### Problem description
Transcribe the full listing exactly, and drop every picture.

____________________

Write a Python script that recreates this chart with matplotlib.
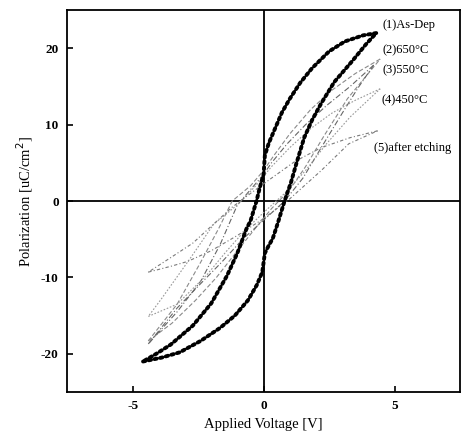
import matplotlib.pyplot as plt

plt.rcParams['font.family'] = ['Liberation Serif', 'DejaVu Serif']
plt.rcParams['axes.unicode_minus'] = False

# (1) As-Dep : thick dotted loop
up1_v = [4.3, 3.8, 3.1, 2.5, 1.85, 1.4, 1.0, 0.7, 0.45, 0.2, 0.05, 0.0, -0.15, -0.27,
         -0.5, -0.65, -1.0, -1.4, -2.0, -2.7, -3.55, -4.1, -4.6]
up1_p = [22.0, 21.7, 20.9, 19.6, 17.4, 15.5, 13.4, 11.6, 9.6, 7.6, 6.0, 3.5, 1.7, 0.0,
         -2.6, -3.6, -6.8, -9.8, -13.4, -16.3, -18.8, -20.0, -21.0]
lo1_v = [-4.6, -3.9, -3.2, -2.4, -1.66, -1.1, -0.6, -0.26, -0.05, 0.05, 0.2, 0.35, 0.55,
         0.8, 1.05, 1.25, 1.55, 1.85, 2.2, 2.7, 3.4, 3.9, 4.3]
lo1_p = [-21.0, -20.5, -19.8, -18.3, -16.6, -15.0, -13.0, -11.0, -9.3, -6.8, -5.8, -4.9, -2.8,
         0.0, 2.5, 4.9, 8.3, 10.6, 12.8, 15.6, 18.4, 20.5, 22.0]

# (2) 650C
up2_v = [4.45, 3.5, 2.6, 1.8, 1.0, 0.4, 0.0, -0.5, -1.2, -1.7, -2.4, -3.3, -4.4]
up2_p = [18.6, 16.7, 14.5, 12.0, 8.8, 6.0, 4.0, 2.0, 0.0, -3.5, -8.0, -13.5, -18.3]
lo2_v = [-4.4, -3.5, -2.6, -1.8, -1.0, -0.3, 0.3, 1.0, 1.6, 2.3, 3.2, 4.45]
lo2_p = [-18.3, -16.0, -13.0, -10.0, -6.5, -3.5, -1.0, 1.5, 4.5, 8.5, 13.4, 18.6]

# (3) 550C
up3_v = [4.2, 3.3, 2.4, 1.6, 0.9, 0.3, 0.0, -0.5, -1.0, -1.66, -2.4, -3.3, -4.4]
up3_p = [17.8, 15.0, 12.5, 10.0, 7.5, 5.0, 3.5, 1.5, -0.5, -5.7, -10.5, -14.5, -18.7]
lo3_v = [-4.4, -3.3, -2.4, -1.6, -0.8, 0.0, 0.8, 1.5, 2.2, 3.0, 3.6, 4.2]
lo3_p = [-18.7, -14.0, -10.8, -8.0, -5.0, -2.5, 0.0, 3.0, 7.0, 11.5, 14.8, 17.8]

# (4) 450C
up4_v = [4.45, 3.5, 2.6, 1.8, 1.0, 0.3, -0.3, -1.0, -1.9, -2.8, -3.9, -4.4]
up4_p = [14.7, 13.2, 11.5, 9.5, 7.0, 4.5, 2.0, -0.5, -3.0, -7.5, -12.8, -15.1]
lo4_v = [-4.4, -3.3, -2.15, -1.4, -0.7, 0.0, 0.8, 1.6, 2.4, 3.3, 4.45]
lo4_p = [-15.1, -13.5, -9.6, -6.5, -3.8, -1.5, 1.0, 4.0, 7.5, 11.0, 14.7]

# (5) after etching
up5_v = [4.35, 3.3, 2.2, 1.2, 0.3, -0.5, -1.2, -2.0, -2.7, -3.5, -4.4]
up5_p = [9.2, 8.3, 7.0, 5.2, 3.0, 1.0, -0.8, -3.3, -5.5, -7.3, -9.3]
lo5_v = [-4.4, -3.5, -2.9, -2.0, -1.0, 0.0, 1.0, 2.2, 3.25, 4.35]
lo5_p = [-9.3, -8.5, -7.9, -6.5, -4.5, -2.3, 0.3, 4.0, 7.5, 9.2]

labels = ['(1)As-Dep', '(2)650°C', '(3)550°C', '(4)450°C', '(5)after etching']
label_x = [4.55, 4.55, 4.55, 4.5, 4.2]
label_y = [23.0, 19.7, 17.1, 13.2, 7.0]

fig = plt.figure(figsize=(4.69, 4.41), dpi=100)
ax = fig.add_axes([0.143, 0.111, 0.838, 0.866])

ax.axhline(0, color='black', lw=1.3, zorder=1)
ax.axvline(0, color='black', lw=1.3, zorder=1)

thin = [
    (up2_v, up2_p, lo2_v, lo2_p, '#8a8a8a', (0, (4, 2))),
    (up3_v, up3_p, lo3_v, lo3_p, '#666666', (0, (5, 2, 1, 2))),
    (up4_v, up4_p, lo4_v, lo4_p, '#999999', (0, (1.5, 1.5))),
    (up5_v, up5_p, lo5_v, lo5_p, '#7a7a7a', (0, (3, 2, 1, 2))),
]
for uv, up, lv, lp, c, ls in thin:
    ax.plot(uv, up, color=c, lw=0.8, ls=ls, zorder=2)
    ax.plot(lv, lp, color=c, lw=0.8, ls=ls, zorder=2)

for v, p in [(up1_v, up1_p), (lo1_v, lo1_p)]:
    ax.plot(v, p, color='black', lw=2.8, ls=(0, (0.6, 0.9)),
            dash_capstyle='round', zorder=3)

for t, x, y in zip(labels, label_x, label_y):
    ax.text(x, y, t, fontsize=9, va='center', ha='left')

ax.set_xlim(-7.5, 7.5)
ax.set_ylim(-25, 25)
ax.set_xticks([-5, 0, 5])
ax.set_yticks([-20, -10, 0, 10, 20])
ax.tick_params(direction='in', length=4, width=1.2, labelsize=9.5, pad=6)
for s in ax.spines.values():
    s.set_linewidth(1.3)
for lab in ax.get_xticklabels() + ax.get_yticklabels():
    lab.set_fontweight('bold')

ax.set_xlabel('Applied Voltage [V]', fontsize=10.5)
ax.set_ylabel('Polarization [uC/cm$^2$]', fontsize=10.5)

fig.savefig('out.png', dpi=100)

____________________

### Task result
Write a Python script that recreates this chart with matplotlib.
import matplotlib.pyplot as plt

plt.rcParams['font.family'] = ['Liberation Serif', 'DejaVu Serif']
plt.rcParams['axes.unicode_minus'] = False

# (1) As-Dep : thick dotted loop
up1_v = [4.3, 3.8, 3.1, 2.5, 1.85, 1.4, 1.0, 0.7, 0.45, 0.2, 0.05, 0.0, -0.15, -0.27,
         -0.5, -0.65, -1.0, -1.4, -2.0, -2.7, -3.55, -4.1, -4.6]
up1_p = [22.0, 21.7, 20.9, 19.6, 17.4, 15.5, 13.4, 11.6, 9.6, 7.6, 6.0, 3.5, 1.7, 0.0,
         -2.6, -3.6, -6.8, -9.8, -13.4, -16.3, -18.8, -20.0, -21.0]
lo1_v = [-4.6, -3.9, -3.2, -2.4, -1.66, -1.1, -0.6, -0.26, -0.05, 0.05, 0.2, 0.35, 0.55,
         0.8, 1.05, 1.25, 1.55, 1.85, 2.2, 2.7, 3.4, 3.9, 4.3]
lo1_p = [-21.0, -20.5, -19.8, -18.3, -16.6, -15.0, -13.0, -11.0, -9.3, -6.8, -5.8, -4.9, -2.8,
         0.0, 2.5, 4.9, 8.3, 10.6, 12.8, 15.6, 18.4, 20.5, 22.0]

# (2) 650C
up2_v = [4.45, 3.5, 2.6, 1.8, 1.0, 0.4, 0.0, -0.5, -1.2, -1.7, -2.4, -3.3, -4.4]
up2_p = [18.6, 16.7, 14.5, 12.0, 8.8, 6.0, 4.0, 2.0, 0.0, -3.5, -8.0, -13.5, -18.3]
lo2_v = [-4.4, -3.5, -2.6, -1.8, -1.0, -0.3, 0.3, 1.0, 1.6, 2.3, 3.2, 4.45]
lo2_p = [-18.3, -16.0, -13.0, -10.0, -6.5, -3.5, -1.0, 1.5, 4.5, 8.5, 13.4, 18.6]

# (3) 550C
up3_v = [4.2, 3.3, 2.4, 1.6, 0.9, 0.3, 0.0, -0.5, -1.0, -1.66, -2.4, -3.3, -4.4]
up3_p = [17.8, 15.0, 12.5, 10.0, 7.5, 5.0, 3.5, 1.5, -0.5, -5.7, -10.5, -14.5, -18.7]
lo3_v = [-4.4, -3.3, -2.4, -1.6, -0.8, 0.0, 0.8, 1.5, 2.2, 3.0, 3.6, 4.2]
lo3_p = [-18.7, -14.0, -10.8, -8.0, -5.0, -2.5, 0.0, 3.0, 7.0, 11.5, 14.8, 17.8]

# (4) 450C
up4_v = [4.45, 3.5, 2.6, 1.8, 1.0, 0.3, -0.3, -1.0, -1.9, -2.8, -3.9, -4.4]
up4_p = [14.7, 13.2, 11.5, 9.5, 7.0, 4.5, 2.0, -0.5, -3.0, -7.5, -12.8, -15.1]
lo4_v = [-4.4, -3.3, -2.15, -1.4, -0.7, 0.0, 0.8, 1.6, 2.4, 3.3, 4.45]
lo4_p = [-15.1, -13.5, -9.6, -6.5, -3.8, -1.5, 1.0, 4.0, 7.5, 11.0, 14.7]

# (5) after etching
up5_v = [4.35, 3.3, 2.2, 1.2, 0.3, -0.5, -1.2, -2.0, -2.7, -3.5, -4.4]
up5_p = [9.2, 8.3, 7.0, 5.2, 3.0, 1.0, -0.8, -3.3, -5.5, -7.3, -9.3]
lo5_v = [-4.4, -3.5, -2.9, -2.0, -1.0, 0.0, 1.0, 2.2, 3.25, 4.35]
lo5_p = [-9.3, -8.5, -7.9, -6.5, -4.5, -2.3, 0.3, 4.0, 7.5, 9.2]

labels = ['(1)As-Dep', '(2)650°C', '(3)550°C', '(4)450°C', '(5)after etching']
label_x = [4.55, 4.55, 4.55, 4.5, 4.2]
label_y = [23.0, 19.7, 17.1, 13.2, 7.0]

fig = plt.figure(figsize=(4.69, 4.41), dpi=100)
ax = fig.add_axes([0.143, 0.111, 0.838, 0.866])

ax.axhline(0, color='black', lw=1.3, zorder=1)
ax.axvline(0, color='black', lw=1.3, zorder=1)

thin = [
    (up2_v, up2_p, lo2_v, lo2_p, '#8a8a8a', (0, (4, 2))),
    (up3_v, up3_p, lo3_v, lo3_p, '#666666', (0, (5, 2, 1, 2))),
    (up4_v, up4_p, lo4_v, lo4_p, '#999999', (0, (1.5, 1.5))),
    (up5_v, up5_p, lo5_v, lo5_p, '#7a7a7a', (0, (3, 2, 1, 2))),
]
for uv, up, lv, lp, c, ls in thin:
    ax.plot(uv, up, color=c, lw=0.8, ls=ls, zorder=2)
    ax.plot(lv, lp, color=c, lw=0.8, ls=ls, zorder=2)

for v, p in [(up1_v, up1_p), (lo1_v, lo1_p)]:
    ax.plot(v, p, color='black', lw=2.8, ls=(0, (0.6, 0.9)),
            dash_capstyle='round', zorder=3)

for t, x, y in zip(labels, label_x, label_y):
    ax.text(x, y, t, fontsize=9, va='center', ha='left')

ax.set_xlim(-7.5, 7.5)
ax.set_ylim(-25, 25)
ax.set_xticks([-5, 0, 5])
ax.set_yticks([-20, -10, 0, 10, 20])
ax.tick_params(direction='in', length=4, width=1.2, labelsize=9.5, pad=6)
for s in ax.spines.values():
    s.set_linewidth(1.3)
for lab in ax.get_xticklabels() + ax.get_yticklabels():
    lab.set_fontweight('bold')

ax.set_xlabel('Applied Voltage [V]', fontsize=10.5)
ax.set_ylabel('Polarization [uC/cm$^2$]', fontsize=10.5)

fig.savefig('out.png', dpi=100)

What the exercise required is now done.